A relationship builds slowly and tentatively between Flor and John. One of the movie’s finer things about it is that the relationship is so nicely developed. It doesn’t start quickly; it simply builds up to it. They spot each other on the street, say “hi” a few times at glances in the house, and have late-night chats after Flor is just learning to speak English. The chemistry between these two is convincing. Also, the relationship between Flor and Cristine as mother and daughter is handled quite nicely. I love the final scene they share together. Without giving too much away, it shows convincingly that all parents fear for their children’s futures. That scene is an excellent curtain-closer for this film, which is well-acted and powerful.

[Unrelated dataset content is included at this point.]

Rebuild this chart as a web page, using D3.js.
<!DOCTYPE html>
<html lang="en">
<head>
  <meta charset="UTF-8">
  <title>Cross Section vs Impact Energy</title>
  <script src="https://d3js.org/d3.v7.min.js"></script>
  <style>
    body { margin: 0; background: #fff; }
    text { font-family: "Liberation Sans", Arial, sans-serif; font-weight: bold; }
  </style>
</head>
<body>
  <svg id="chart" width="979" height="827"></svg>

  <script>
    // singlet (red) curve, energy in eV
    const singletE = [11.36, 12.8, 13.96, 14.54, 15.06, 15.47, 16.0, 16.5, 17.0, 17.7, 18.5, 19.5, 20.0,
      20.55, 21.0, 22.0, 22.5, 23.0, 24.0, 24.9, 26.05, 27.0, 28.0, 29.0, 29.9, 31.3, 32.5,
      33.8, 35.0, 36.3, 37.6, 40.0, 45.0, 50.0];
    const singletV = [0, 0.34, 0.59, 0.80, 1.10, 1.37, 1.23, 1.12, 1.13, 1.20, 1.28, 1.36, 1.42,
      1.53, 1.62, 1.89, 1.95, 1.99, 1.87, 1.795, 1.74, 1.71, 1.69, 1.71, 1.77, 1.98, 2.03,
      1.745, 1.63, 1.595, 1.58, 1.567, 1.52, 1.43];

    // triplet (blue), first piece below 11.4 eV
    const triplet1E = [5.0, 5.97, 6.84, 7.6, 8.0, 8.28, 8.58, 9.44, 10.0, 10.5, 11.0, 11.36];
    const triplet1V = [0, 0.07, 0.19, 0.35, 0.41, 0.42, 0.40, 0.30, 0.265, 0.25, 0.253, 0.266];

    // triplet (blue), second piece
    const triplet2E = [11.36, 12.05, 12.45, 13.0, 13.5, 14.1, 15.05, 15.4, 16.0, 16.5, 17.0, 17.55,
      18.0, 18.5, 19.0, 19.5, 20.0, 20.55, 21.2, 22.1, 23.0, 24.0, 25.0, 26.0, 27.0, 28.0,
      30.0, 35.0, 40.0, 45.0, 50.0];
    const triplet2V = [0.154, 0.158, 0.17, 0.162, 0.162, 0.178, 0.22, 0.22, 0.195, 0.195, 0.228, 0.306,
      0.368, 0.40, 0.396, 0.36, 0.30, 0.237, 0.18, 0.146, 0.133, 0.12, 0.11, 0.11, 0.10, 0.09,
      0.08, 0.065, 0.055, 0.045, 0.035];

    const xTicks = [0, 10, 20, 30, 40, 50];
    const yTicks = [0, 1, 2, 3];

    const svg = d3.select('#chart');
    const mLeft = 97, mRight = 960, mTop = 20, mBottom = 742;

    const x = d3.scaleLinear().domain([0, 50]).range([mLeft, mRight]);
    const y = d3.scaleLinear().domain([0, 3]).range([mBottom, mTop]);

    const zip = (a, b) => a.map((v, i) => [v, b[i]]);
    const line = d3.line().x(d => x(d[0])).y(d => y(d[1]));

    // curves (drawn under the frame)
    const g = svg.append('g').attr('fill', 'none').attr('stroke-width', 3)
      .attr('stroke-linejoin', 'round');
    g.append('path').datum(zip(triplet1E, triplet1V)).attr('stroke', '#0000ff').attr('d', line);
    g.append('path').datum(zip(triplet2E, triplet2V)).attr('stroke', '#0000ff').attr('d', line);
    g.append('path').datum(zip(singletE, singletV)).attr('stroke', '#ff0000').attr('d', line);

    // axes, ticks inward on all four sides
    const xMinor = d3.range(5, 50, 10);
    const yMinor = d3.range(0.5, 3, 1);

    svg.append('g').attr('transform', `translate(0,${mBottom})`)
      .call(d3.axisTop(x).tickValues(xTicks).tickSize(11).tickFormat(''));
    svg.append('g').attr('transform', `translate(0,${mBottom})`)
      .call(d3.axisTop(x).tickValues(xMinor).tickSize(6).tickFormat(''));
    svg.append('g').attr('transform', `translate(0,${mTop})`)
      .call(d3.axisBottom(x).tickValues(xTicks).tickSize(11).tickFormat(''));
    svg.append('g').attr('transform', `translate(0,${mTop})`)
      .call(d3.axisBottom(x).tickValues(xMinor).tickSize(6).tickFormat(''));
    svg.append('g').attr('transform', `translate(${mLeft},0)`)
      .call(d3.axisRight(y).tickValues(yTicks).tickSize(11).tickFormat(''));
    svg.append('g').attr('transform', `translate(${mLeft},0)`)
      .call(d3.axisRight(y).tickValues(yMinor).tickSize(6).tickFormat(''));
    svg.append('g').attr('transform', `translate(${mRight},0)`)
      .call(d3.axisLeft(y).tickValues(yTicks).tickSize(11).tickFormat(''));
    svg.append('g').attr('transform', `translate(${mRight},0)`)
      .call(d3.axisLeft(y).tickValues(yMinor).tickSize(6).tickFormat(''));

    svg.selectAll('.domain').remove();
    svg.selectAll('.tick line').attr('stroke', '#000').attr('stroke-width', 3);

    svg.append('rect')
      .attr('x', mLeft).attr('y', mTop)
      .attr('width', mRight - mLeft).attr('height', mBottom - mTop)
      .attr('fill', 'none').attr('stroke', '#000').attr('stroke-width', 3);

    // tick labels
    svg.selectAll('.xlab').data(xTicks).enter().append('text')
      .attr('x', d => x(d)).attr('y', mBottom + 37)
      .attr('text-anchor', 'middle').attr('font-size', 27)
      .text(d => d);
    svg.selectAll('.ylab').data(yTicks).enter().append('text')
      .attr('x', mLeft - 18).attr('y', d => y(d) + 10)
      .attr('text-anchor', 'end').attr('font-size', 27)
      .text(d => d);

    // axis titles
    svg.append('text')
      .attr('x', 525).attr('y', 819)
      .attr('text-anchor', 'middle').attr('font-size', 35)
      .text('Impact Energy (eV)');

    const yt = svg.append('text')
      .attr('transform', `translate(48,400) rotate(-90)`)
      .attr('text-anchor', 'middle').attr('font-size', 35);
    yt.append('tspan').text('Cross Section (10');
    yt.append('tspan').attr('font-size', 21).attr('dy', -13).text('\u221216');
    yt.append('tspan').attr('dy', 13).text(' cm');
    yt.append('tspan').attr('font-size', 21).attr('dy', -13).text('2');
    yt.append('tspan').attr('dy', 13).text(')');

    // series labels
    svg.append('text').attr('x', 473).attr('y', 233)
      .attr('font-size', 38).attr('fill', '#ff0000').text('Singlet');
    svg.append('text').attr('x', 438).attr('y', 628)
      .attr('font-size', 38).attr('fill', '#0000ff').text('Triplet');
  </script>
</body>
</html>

It’s nice to see Adam Sandler in this kind of relaxed performance. He’s a lot better as an actor when he isn’t manic, sadistic, or obsessive. Here, he’s restrained and gives a convincing performance as a guy who just things to be better. (After all, who doesn’t?) Tea Leoni is great at making her character not a monster, but rather an unfit parent and uptight klutz. You have to wonder if she took lessons from Adam Sandler’s previous films and brought more class to the character. Also, Paz Vega is wonderful here. One of the best things about “Spanglish” is that while she speaks Spanish (and she does speak fluent Spanish through the first hour of the film), she isn’t given English subtitles popping up on the screen for us to understand her. We don’t need subtitles. Her expressions and actions say it all. It’s a wonderful performance. Also delightful is Cloris Leachman as Deborah’s alcoholic mother. She starts out as a drunk and ends up being an actually wise person in the ways of relationships. I love the scene where she corners Deborah and warns her about what would happen if she keeps messing up.

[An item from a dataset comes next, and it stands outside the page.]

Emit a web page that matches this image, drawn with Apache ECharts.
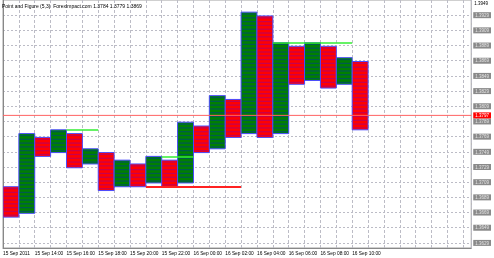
<!DOCTYPE html>
<html><head><meta charset="utf-8">
<script src="https://cdn.jsdelivr.net/npm/echarts@6/dist/echarts.min.js"></script>
<style>html,body{margin:0;padding:0;background:#fff}#c{width:494px;height:258px}</style>
</head><body><div id="c"></div>
<script>
// ---- data ----
const colTypes = ['O','X','O','X','O','X','O','X','O','X','O','X','O','X','O','X','O','X','O','X','O','X','O'];
const colLows  = [1.3663,1.3668,1.3743,1.3748,1.3728,1.3733,1.3698,1.3703,1.3703,1.3708,1.3703,1.3708,1.3748,1.3753,1.3768,1.3773,1.3768,1.3773,1.3838,1.3843,1.3833,1.3838,1.3778];
const colHighs = [1.3703,1.3773,1.3768,1.3778,1.3773,1.3753,1.3748,1.3738,1.3733,1.3743,1.3738,1.3788,1.3783,1.3823,1.3818,1.3933,1.3928,1.3893,1.3888,1.3893,1.3888,1.3873,1.3868];
const boxSize = 0.0005;
const xLabels = ['15 Sep 2011','15 Sep 14:00','15 Sep 16:00','15 Sep 18:00','15 Sep 20:00','15 Sep 22:00','16 Sep 00:00','16 Sep 02:00','16 Sep 04:00','16 Sep 06:00','16 Sep 08:00','16 Sep 10:00'];
const priceTicks = [1.3929,1.3909,1.3889,1.3869,1.3849,1.3829,1.3809,1.3789,1.3769,1.3749,1.3729,1.3709,1.3689,1.3669,1.3649,1.3629];
const topPrice = 1.3949;
const lastPrice = 1.3797;
const sigPrices = [1.3778, 1.3743, 1.3893, 1.3703];
const sigStart  = [4, 10, 17, 9];
const sigEnd    = [6, 12, 22, 15];
const sigKind   = ['up','up','up','down'];
const titleText = 'Point and Figure (5,3)  ForexImpact.com 1.3784 1.3779 1.3869';

// ---- chart ----
const chart = echarts.init(document.getElementById('c'));
const colData = colTypes.map((t, i) => [i, colLows[i], colHighs[i], t === 'X' ? 1 : 0]);
const FONT = 'Liberation Sans';
const XMAX = 29.5;

const sigMark = sigPrices.map((p, k) => [
  {coord: [sigStart[k], p], lineStyle: {color: sigKind[k] === 'up' ? '#33ee33' : '#ff2222', width: sigKind[k] === 'up' ? 1.5 : 2, type: 'solid', opacity: 1}},
  {coord: [sigEnd[k], p]}
]);

const near = (a, b) => Math.abs(a - b) < 1e-7;

chart.setOption({
  animation: false,
  title: {text: titleText, left: 2, top: 4, padding: 0, textStyle: {fontSize: 5, fontWeight: 'normal', color: '#000', fontFamily: FONT}},
  grid: {left: 1, top: 0, width: 472, height: 248, show: true, borderColor: '#a0a0a0', borderWidth: 1},
  xAxis: {
    type: 'value', min: 0, max: XMAX, interval: 1,
    axisLine: {show: true, lineStyle: {color: '#888'}},
    axisTick: {show: false},
    splitLine: {show: true, lineStyle: {color: '#bcbcc6', type: [3, 2], width: 1}},
    axisLabel: {
      fontSize: 4.8, fontFamily: FONT, color: '#000', align: 'left', margin: 3,
      showMinLabel: true, showMaxLabel: false,
      formatter: v => (Number.isInteger(v) && v % 2 === 0 && xLabels[v / 2]) ? xLabels[v / 2] : ''
    }
  },
  yAxis: {
    type: 'value', position: 'right', min: 1.36223, max: topPrice,
    axisLine: {show: true, lineStyle: {color: '#888'}},
    axisTick: {show: false, customValues: priceTicks},
    splitLine: {show: true, lineStyle: {color: '#bcbcc6', type: [2, 2], width: 1}},
    axisLabel: {
      customValues: [topPrice].concat(priceTicks, [lastPrice]), margin: 2, fontFamily: FONT,
      formatter: v => near(v, topPrice) ? '{t|' + v.toFixed(4) + '}' : near(v, lastPrice) ? '{r|' + v.toFixed(4) + '}' : '{b|' + v.toFixed(4) + '}',
      rich: {
        t: {fontSize: 4.5, color: '#000', fontFamily: FONT, padding: [8, 0, 0, 1]},
        b: {fontSize: 4.5, color: '#e4e4e4', fontFamily: FONT, backgroundColor: '#8a8a8a', padding: [1, 2, 0, 2]},
        r: {fontSize: 4.5, color: '#ffffff', fontFamily: FONT, backgroundColor: '#ff0000', padding: [1, 2, 0, 2]}
      }
    }
  },
  series: [{
    type: 'custom',
    data: colData,
    encode: {x: 0, y: [1, 2]},
    clip: true,
    z: 2,
    renderItem: (params, api) => {
      const i = api.value(0), lo = api.value(1), hi = api.value(2), up = api.value(3) === 1;
      const a = api.coord([i, hi]), b = api.coord([i + 1, lo]);
      const fill = up ? '#008000' : '#ff0000';
      const stripe = up ? '#005a50' : '#c8004e';
      const children = [{
        type: 'rect', shape: {x: a[0], y: a[1], width: b[0] - a[0], height: b[1] - a[1]},
        style: {fill: fill, stroke: '#4a4aff', lineWidth: 1}
      }];
      const n = Math.round((hi - lo) / boxSize);
      for (let k = 0; k < n; k++) {
        const y = api.coord([i, lo + (k + 0.5) * boxSize])[1];
        children.push({type: 'line', shape: {x1: a[0] + 1, y1: y, x2: b[0] - 1, y2: y}, style: {stroke: stripe, lineWidth: 1.3}});
      }
      return {type: 'group', children: children};
    },
    markLine: {
      silent: true, symbol: 'none', animation: false,
      label: {show: false},
      lineStyle: {color: '#33ee33', width: 1.5, type: 'solid', opacity: 1},
      data: sigMark
    }
  }, {
    type: 'line',
    data: [[0, lastPrice], [XMAX, lastPrice]],
    z: 3,
    showSymbol: false,
    silent: true,
    lineStyle: {color: '#ff6262', width: 1, type: 'solid'},
    itemStyle: {color: '#ff6262'}
  }]
});
</script></body></html>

“Spanglish” is an effective comedy-drama. This is not simply a sitcom featuring caricatures with phony problems. Real people have real problems. Relationships are complicated. Flor’s “fixing” of the family may not end the way we expect it to be. “Spanglish” is a nice movie with a terrific ensemble cast, a good script, and a good dose of comedy and drama. And after “Punch-Drunk Love,” this is further proof that Adam Sandler can handle serious roles well.